Put bluntly, disk drives are going to be a crap commodity business stuck between SSDs (faster) and tape (cheaper). The disk drive industry, as a major storage media player, is heading towards a head crash and Seagate has no escape strategy.
Err... the big problem with SSDs is, simply, the price per gigabyte. Unless and until that price falls considerably, there will be a lot of spinning drives sold, because some people simply require lots of storage. At my location we have multiple 4 TB spinning drives in our arrays, soon to be replaced by 8 or 10 or 12 TB spinning drives. Why spinning drives? We need to store tens of TB of data for ourselves and our customers. 1 TB of spinning drive costs $50 or less; 1 TB of SSD costs $300 or more. We cannot afford to replace our current spinning rust with SSDs, much less add storage. The customers are not going to pay 6x current costs for storage. They simply aren't. It will not happen.

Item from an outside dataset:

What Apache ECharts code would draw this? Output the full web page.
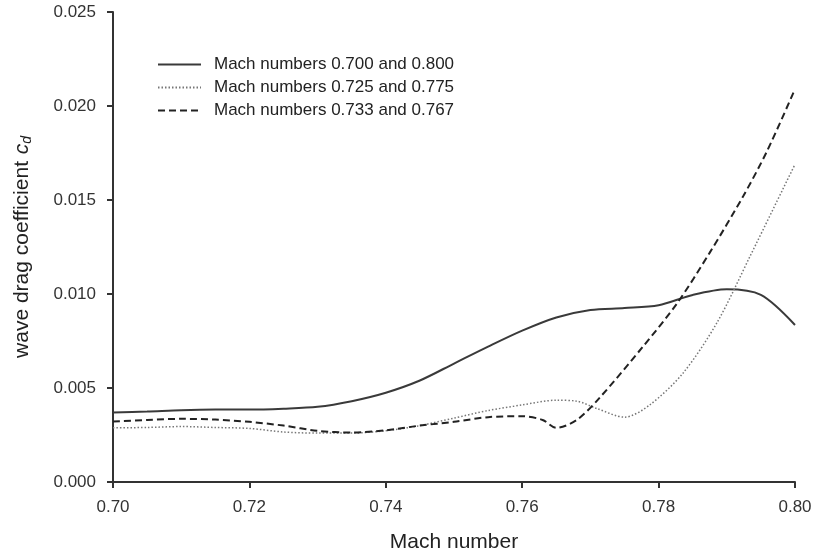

Now, if the price fell significantly (to, say, 2x the price of spinning rust) and we could get affordable Internet connections fast enough that the customers would notice the speed increase, then we could justify it. Problem: the price of spinning rust keeps falling. Not so long ago it was $100 for 1 TB, and not long before that it was $200 for 1 TB. Only a few years ago it was hundreds of dollars for a fraction of a TB. SSD prices are aiming at a moving target. Back in the early-mid 1990s I paid $1000 for a 1 GB drive; I'd have killed for 1 TB at only $300. But that was then, this is now.
Wake me when the price of 1 TB of SSD gets to within shouting distance of 2x that of 1 TB of spinning rust. It will happen, just not soon. Until then, spinning rust still lives.
My personal systems at home include a machine with a 1 TB SSD, but all the other systems have spinning rust, SSDs just cost too much. They are a major reason why the new, oh-so-thin, laptops from Apple and Microsoft and others cost so much and have so little storage. Those who like SSDs say that 128 GB or 256 GB is perfectly adequate, just stick your data on external drives, or on the cloud, or somewhere, anywhere, except on your hardware. Except that sooner or later you will need storage for your data. I have well over 500 GB of music, collected since the late 1980s, some of which never was released on CD, on my personal system at home. I have terabytes of movies and tv (no, not porn...) some of which was not released on DVD or if it was, was released at truly outrageous prices. They're sitting on my network along with lots of other odds and ends, and I simply wouldn't have space if I had to use SSDs. At the office we have data which is accessed perhaps once a year, if that... but when we need it, we need it right bloody now, there's no time to hunt down the backup tape (assuming that it wasn't sent off to Iron Mountain for storage) and restore the file(s), so we keep it on the system... which means that we have a lot of stuff on the system which we access rarely. We couldn't afford that with SSDs. We couldn't afford that with spinning rust, either, until the price came down; then we put stuff on tape and put up with delays. Now we don't have to. We see no reason to go back to the bad old days, and spend vast amounts to do it, just because SSDs are fashionable.